Introduction to DMR
Channel Operation and Configuration
Physical and Logical Channels
This topic covers the two kinds of channels that are included in a DMR system.
DMR uses physical hardware channels, which is a receiver and a transmitter operating in a 12.5-kilohertz narrow bandwidth. You can see in the diagram below, a base station split into a receiver and a transmitter. Typically, a transmitter will transmit and the portables will receive. The portable, when it transmits back, will be picked up at the receiver.
In addition to this, in a DMR system also uses logical channels. On the transmitter, there are two time slots which are part of the 12.5-kilohertz bandwidth. Between the portable and the transmitter at the base station, there is a two-way path, a logical path using time slots. When the portable transmits back, it transmits on a discrete time slot as part of that channel. That is called a logical channel. The physical channel is the hardware. The logical channel are the time slots.
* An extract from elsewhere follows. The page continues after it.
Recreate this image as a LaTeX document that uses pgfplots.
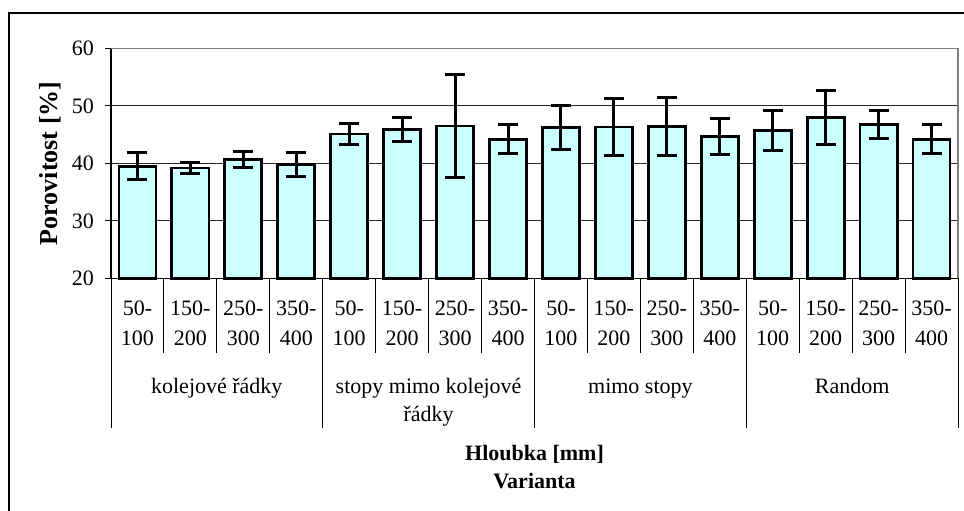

So, in a DMR system, the transmitter at the base station transmits on a certain frequency. We’ll call that frequency one. The transmitter is frequency one, which is the same frequency for receive on a portable or a mobile.
At the base station, the receiver will work on a second frequency, which we’ll call frequency two, and that is the frequency transmitted from the mobile and the portables. In a DMR system, each physical channel is split into two logical channels using TDMA. So two time slots for transmit, two time slots for receive. Each logical channel on a DMR system is a communication path for voice or for data.
In DMR Tier Three, each channel can be categorized in two ways. Firstly as a control channel, or as a traffic channel, which is sometimes called a payload channel. This is where the payload is voice packets or data packets. So, in a DMR trunked network, each site has one control channel and several traffic channels. These are logical time slot channels. To make a call between sites, several traffic channels can be used on different sites. For multi-site group calls or inter-site individual calls, a traffic channel is used at each site involved in the call.
Channels can be set up with the following options;
- Allow control
- Allow traffic
- Or to inhibit if jammed.
Jammed meaning excess noise or interference on the channel. Typically at a site, only one channel is allowed to be the control channel. Other channels would be allowed to be traffic and they’d also have inhibit if jammed enabled.